As a lead of Church Women United, Lorrine was instrumental in development of the Transitional Center for Women, a residential program for women offenders, and in creation of the Second Chance Fund to help those women afford education and job training. As a founder and past president of the Economic Justice for Women Coalition, she generated projects to heighten public awareness of economic and equality issues facing all women. In recent years, she has pursued Shelby County officials demanding equal treatment and opportunities for women prisoners in the county jail.

Lorrine Cunningham’s achievements to better women’s lives are the result of her vision of a world where women can do and be everything they imagine.

Bonnie Thornton Dill

WOMEN OF ACHIEVEMENT
1985

VISION
for a woman whose sensitivity to women’s needs
led her to tremendous achievements for women:

Bonnie Thornton Dill

Bonnie Thornton Dill received her Ph.D. in sociology from New York University and today is associate professor in the Department of Sociology and Social Work, and director of the Center for Research on Women at Memphis State University. Her vision improves the lives of many women.

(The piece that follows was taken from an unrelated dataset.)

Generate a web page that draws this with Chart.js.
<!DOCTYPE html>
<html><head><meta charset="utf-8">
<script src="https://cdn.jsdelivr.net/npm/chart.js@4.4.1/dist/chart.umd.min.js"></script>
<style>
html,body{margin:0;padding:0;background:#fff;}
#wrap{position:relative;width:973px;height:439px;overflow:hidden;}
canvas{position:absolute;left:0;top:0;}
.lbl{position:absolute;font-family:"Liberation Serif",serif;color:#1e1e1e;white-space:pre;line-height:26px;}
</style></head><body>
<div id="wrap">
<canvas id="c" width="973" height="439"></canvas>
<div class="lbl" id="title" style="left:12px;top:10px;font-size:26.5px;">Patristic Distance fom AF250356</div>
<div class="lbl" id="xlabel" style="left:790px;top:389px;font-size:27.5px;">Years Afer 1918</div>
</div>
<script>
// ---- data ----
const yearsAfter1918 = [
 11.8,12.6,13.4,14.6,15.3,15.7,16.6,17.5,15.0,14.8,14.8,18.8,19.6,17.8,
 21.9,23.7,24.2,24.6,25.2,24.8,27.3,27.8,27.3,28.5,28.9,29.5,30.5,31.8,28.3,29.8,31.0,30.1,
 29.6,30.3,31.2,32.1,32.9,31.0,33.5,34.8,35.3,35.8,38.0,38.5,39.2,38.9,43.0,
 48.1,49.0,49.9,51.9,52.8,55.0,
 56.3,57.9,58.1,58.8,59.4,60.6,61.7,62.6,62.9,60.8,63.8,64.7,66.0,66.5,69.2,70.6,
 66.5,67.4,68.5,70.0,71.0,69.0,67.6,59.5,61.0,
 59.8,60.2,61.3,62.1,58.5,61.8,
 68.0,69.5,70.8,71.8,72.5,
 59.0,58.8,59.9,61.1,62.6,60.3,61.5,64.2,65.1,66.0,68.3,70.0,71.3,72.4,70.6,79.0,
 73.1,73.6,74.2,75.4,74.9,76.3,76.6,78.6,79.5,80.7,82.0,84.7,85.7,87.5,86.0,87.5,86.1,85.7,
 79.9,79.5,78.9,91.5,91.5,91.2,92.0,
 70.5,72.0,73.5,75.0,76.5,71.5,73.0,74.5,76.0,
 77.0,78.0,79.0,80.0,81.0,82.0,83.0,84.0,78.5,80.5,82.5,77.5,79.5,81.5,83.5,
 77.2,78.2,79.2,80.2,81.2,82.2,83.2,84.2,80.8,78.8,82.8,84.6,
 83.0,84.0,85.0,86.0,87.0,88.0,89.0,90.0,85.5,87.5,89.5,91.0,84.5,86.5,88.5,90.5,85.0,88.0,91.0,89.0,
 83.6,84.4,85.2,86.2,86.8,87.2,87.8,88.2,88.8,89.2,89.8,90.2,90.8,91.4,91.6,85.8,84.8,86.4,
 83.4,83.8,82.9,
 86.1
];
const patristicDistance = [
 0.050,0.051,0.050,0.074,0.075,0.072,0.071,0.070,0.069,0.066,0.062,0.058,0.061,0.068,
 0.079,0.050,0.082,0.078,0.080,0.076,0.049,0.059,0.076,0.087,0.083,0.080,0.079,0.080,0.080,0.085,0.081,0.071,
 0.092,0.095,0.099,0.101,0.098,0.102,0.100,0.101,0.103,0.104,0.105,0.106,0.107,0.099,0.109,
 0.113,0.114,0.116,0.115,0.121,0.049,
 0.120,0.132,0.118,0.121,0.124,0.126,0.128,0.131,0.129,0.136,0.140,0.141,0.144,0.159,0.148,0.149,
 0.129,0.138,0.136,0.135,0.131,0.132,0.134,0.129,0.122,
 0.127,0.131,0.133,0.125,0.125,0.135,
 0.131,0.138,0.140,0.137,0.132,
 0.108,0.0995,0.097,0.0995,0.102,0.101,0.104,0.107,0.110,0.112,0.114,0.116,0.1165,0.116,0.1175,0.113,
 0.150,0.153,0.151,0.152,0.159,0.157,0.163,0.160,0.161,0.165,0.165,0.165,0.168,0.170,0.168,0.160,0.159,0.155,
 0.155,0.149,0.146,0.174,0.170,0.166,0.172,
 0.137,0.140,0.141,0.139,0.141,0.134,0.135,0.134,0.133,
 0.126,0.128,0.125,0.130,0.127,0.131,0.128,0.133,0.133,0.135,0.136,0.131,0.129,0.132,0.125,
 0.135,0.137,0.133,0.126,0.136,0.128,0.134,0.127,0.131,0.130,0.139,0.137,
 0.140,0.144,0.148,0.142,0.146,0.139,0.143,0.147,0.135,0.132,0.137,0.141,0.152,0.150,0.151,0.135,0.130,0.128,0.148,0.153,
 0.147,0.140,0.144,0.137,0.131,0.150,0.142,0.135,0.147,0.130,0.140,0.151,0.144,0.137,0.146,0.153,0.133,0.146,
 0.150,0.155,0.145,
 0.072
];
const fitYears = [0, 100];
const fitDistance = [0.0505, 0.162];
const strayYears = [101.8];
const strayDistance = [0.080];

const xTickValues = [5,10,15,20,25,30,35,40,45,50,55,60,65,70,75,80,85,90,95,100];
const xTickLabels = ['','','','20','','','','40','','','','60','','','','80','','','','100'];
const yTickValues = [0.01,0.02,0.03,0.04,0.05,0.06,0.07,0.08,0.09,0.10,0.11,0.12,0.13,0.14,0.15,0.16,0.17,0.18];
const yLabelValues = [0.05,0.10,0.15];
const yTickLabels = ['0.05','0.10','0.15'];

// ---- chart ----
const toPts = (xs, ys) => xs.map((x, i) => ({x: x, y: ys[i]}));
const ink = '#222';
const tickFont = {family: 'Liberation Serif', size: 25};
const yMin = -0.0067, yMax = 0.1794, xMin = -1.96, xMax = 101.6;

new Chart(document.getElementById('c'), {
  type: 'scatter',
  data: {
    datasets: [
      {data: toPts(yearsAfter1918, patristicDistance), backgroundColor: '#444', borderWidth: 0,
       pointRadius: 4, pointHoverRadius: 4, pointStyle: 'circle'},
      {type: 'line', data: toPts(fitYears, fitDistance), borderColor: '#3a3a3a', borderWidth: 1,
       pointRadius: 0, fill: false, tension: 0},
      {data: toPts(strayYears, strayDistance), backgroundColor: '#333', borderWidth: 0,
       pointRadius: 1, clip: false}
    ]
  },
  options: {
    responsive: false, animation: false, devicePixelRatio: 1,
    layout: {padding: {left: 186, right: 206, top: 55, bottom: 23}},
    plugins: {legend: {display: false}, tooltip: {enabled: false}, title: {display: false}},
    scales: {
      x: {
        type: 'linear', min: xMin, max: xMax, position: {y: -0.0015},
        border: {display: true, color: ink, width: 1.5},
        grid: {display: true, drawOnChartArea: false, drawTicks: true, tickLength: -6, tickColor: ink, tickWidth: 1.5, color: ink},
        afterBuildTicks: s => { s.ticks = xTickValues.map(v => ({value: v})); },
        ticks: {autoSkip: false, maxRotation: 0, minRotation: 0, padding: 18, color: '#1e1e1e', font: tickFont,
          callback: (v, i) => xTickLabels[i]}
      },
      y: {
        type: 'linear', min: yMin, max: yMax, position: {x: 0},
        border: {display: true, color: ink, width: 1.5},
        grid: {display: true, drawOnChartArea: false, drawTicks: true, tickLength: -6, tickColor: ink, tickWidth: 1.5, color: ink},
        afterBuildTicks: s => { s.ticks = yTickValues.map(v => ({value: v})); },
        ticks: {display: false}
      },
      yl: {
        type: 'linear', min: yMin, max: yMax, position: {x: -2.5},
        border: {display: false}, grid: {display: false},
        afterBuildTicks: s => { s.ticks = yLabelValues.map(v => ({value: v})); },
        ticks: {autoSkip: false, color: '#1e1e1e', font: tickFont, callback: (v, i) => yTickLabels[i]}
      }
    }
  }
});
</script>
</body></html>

Through her leadership the Center was established to promote, advance and conduct research on working class women in the South, and women of color throughout the nation. The Center has become an integral part of MSU and the wider community through its sharing of research knowledge and information for curriculum development and community education.

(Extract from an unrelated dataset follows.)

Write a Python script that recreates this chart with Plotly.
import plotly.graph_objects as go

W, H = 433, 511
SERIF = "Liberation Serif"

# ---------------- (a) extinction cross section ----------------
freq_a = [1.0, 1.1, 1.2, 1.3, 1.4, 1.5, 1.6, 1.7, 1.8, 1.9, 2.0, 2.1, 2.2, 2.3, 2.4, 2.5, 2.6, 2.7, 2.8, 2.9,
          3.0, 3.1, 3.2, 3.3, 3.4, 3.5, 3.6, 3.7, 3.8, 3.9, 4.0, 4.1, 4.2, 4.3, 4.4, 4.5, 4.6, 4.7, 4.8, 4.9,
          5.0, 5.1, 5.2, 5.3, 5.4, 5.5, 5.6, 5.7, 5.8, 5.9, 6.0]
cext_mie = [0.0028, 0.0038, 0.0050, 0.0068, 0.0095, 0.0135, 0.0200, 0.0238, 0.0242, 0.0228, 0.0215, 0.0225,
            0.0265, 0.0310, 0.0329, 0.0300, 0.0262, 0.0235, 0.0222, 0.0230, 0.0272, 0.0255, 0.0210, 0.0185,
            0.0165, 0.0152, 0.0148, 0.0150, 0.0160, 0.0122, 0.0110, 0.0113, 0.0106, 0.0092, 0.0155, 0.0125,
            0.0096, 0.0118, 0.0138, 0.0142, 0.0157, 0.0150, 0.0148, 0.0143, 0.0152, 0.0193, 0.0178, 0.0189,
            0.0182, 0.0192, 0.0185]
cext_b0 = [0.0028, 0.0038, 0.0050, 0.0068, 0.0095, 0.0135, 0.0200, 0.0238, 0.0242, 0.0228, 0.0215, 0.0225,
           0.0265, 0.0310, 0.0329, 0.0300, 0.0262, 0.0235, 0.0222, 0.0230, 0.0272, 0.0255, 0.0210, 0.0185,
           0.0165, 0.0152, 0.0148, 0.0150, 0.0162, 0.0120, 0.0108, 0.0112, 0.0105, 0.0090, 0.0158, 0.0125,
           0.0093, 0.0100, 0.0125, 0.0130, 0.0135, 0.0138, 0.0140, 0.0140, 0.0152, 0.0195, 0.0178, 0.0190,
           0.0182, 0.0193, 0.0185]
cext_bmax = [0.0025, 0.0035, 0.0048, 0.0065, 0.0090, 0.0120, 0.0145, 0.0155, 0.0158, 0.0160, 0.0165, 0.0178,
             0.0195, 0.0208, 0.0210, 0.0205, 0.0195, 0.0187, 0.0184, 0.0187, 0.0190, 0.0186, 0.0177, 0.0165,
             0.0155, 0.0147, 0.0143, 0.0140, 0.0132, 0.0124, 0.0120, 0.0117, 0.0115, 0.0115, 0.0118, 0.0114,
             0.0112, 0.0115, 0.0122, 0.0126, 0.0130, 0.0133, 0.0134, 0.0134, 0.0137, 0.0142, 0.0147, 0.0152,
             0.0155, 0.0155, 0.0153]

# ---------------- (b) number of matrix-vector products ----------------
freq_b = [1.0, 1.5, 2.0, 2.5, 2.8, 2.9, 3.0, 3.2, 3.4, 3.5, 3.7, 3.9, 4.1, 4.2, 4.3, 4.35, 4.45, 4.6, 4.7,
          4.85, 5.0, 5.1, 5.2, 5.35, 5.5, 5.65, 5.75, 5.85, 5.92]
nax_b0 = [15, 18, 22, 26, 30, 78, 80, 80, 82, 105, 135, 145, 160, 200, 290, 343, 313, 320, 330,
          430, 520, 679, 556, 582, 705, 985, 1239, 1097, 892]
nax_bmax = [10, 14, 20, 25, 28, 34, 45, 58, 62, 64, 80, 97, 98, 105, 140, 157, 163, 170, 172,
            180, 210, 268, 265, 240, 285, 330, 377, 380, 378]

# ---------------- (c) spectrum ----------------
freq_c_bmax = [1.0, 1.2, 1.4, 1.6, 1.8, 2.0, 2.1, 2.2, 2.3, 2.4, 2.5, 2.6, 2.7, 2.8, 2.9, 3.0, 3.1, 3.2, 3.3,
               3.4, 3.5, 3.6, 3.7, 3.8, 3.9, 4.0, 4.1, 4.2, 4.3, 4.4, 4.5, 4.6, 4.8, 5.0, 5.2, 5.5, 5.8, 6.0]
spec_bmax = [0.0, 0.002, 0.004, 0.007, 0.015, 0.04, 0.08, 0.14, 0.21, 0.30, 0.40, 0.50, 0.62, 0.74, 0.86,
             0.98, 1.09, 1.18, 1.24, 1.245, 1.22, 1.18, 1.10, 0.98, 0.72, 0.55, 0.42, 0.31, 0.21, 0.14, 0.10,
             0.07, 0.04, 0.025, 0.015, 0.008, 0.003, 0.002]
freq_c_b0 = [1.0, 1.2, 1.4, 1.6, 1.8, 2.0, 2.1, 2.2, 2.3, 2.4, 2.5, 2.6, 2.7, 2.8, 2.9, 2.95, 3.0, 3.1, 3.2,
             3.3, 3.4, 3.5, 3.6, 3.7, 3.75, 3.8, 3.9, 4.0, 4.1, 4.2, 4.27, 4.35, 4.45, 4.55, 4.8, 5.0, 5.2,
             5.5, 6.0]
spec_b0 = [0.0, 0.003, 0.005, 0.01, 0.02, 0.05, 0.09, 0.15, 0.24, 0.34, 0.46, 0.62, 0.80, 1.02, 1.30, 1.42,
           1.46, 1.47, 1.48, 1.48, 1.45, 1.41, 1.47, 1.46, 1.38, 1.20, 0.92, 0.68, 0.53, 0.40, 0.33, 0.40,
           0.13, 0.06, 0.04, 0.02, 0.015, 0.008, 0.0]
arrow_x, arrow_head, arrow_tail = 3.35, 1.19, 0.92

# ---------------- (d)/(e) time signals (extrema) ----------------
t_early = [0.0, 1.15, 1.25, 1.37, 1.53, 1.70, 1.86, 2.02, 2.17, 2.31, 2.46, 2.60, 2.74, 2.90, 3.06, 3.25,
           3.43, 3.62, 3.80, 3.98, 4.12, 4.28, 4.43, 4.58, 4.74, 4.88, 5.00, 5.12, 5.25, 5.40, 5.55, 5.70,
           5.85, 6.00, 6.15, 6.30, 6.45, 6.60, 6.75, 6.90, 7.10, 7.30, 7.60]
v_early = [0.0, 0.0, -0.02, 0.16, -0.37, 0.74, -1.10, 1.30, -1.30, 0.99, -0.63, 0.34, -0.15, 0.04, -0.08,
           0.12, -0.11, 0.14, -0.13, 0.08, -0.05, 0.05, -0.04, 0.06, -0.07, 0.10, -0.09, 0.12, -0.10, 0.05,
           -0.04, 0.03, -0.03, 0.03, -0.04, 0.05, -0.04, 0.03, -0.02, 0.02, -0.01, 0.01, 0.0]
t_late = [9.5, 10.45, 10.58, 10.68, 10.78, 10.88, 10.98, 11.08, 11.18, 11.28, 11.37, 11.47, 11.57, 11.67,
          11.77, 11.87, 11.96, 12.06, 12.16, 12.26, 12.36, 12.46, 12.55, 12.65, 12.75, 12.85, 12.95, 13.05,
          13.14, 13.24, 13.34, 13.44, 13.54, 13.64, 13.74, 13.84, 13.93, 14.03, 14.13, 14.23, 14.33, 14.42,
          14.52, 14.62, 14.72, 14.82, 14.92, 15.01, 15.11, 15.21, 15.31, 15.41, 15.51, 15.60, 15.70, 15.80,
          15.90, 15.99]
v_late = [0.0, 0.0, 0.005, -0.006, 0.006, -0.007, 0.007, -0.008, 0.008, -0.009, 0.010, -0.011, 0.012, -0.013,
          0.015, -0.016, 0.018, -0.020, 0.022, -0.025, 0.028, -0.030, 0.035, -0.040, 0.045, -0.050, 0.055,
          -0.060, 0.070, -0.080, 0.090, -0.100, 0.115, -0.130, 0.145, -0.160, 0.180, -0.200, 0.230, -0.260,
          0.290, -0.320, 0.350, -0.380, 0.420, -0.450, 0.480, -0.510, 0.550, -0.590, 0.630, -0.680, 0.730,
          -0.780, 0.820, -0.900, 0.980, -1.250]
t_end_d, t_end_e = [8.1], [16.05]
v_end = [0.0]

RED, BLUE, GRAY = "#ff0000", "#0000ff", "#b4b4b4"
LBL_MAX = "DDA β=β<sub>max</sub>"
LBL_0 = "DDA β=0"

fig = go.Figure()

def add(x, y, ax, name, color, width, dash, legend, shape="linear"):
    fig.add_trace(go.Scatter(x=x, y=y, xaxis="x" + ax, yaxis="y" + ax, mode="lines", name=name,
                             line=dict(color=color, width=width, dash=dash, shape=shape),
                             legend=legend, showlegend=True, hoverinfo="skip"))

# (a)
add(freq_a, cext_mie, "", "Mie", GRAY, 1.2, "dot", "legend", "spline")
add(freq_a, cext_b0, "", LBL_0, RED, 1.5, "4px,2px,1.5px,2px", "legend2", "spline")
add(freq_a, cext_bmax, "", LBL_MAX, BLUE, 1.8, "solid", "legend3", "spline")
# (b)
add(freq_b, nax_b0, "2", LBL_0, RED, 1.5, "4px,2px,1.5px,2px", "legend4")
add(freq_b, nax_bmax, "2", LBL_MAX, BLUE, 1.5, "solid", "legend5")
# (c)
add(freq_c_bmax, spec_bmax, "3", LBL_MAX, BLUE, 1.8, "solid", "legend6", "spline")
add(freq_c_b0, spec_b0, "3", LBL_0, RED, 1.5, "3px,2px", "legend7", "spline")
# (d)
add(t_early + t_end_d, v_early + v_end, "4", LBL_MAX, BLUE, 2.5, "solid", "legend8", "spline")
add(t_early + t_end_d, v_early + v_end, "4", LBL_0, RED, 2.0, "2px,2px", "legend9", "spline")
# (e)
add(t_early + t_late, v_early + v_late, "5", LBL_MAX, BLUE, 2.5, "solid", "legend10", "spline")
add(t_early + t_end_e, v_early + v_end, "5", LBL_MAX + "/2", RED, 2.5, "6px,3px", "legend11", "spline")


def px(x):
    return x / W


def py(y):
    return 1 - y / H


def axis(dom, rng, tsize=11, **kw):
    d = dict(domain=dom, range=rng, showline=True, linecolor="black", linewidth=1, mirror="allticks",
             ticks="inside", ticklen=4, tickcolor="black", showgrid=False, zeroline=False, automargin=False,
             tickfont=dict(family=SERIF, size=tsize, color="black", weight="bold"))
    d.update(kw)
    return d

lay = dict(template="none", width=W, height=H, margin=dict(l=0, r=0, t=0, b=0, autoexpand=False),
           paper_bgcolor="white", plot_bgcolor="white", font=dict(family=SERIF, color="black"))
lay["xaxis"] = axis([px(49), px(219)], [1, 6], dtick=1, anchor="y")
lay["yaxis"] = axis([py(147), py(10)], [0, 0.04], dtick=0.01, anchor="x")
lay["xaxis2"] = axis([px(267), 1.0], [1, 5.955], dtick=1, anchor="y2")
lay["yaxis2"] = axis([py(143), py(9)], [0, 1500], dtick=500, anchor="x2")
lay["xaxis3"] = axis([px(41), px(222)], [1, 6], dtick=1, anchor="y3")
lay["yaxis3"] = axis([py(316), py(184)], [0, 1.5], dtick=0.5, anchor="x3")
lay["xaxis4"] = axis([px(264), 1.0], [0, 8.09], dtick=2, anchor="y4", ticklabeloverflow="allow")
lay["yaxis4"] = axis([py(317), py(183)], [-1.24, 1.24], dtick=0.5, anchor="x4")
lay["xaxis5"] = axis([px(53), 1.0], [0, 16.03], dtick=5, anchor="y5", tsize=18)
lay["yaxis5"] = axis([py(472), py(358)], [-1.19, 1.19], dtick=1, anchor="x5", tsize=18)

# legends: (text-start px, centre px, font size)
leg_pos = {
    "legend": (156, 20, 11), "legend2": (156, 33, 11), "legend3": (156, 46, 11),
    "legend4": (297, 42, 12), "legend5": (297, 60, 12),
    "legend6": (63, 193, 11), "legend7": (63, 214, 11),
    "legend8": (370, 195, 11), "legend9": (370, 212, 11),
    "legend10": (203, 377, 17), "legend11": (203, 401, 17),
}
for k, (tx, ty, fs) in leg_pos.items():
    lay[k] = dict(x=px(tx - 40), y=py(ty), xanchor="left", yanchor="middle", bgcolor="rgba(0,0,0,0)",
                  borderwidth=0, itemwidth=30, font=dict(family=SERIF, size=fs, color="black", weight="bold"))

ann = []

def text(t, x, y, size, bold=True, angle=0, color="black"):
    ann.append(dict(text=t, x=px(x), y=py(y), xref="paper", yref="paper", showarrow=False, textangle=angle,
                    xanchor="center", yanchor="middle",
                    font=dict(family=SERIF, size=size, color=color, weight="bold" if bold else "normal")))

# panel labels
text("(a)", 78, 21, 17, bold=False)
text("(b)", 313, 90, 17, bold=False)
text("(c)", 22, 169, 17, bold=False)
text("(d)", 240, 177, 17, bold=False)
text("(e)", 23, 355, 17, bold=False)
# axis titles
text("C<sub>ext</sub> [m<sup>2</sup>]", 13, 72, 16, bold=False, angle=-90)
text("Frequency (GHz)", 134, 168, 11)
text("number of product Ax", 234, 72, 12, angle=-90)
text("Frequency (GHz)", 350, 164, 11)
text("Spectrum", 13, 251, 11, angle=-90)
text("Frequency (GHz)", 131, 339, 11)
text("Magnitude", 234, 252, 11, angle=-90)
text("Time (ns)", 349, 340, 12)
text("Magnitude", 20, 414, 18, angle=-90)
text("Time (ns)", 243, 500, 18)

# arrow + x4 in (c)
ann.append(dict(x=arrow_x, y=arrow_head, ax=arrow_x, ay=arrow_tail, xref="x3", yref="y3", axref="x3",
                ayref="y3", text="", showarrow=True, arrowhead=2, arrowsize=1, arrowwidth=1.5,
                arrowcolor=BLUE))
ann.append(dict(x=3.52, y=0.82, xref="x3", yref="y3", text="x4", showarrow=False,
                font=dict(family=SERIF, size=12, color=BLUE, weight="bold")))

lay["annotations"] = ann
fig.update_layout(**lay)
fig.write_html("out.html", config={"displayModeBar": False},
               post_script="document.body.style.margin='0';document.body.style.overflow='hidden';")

Bonnie’s childhood experiences as a student in the predominantly white University of Chicago Lab School, and her later active participation in the Civil Rights movement, led to her interest in examining the impact of racism, classism and sexism on the occupations, incomes and lifestyles of women of color.

What makes Bonnie Thornton Dill a woman of vision is said best in the words of her nominator: “She has made a difference in my life, and in the lives of many women.”

 

Bonnie left Memphis in 1991 for a teaching position in the Department of Women’s Studies at the University of Maryland – College Park.  She chaired the department for eight years and is Founding Director of the Consortium on Race, Gender, and Ethnicity at the University of Maryland.  She served as president of the National Women’s Studies Association from 2010-1012, was vice-president of the American Sociological Association, and has chaired the Advisory Board of Scholars for Ms. Magazine.  She currently serves as dean of the College of Arts and Humanities at the University of Maryland.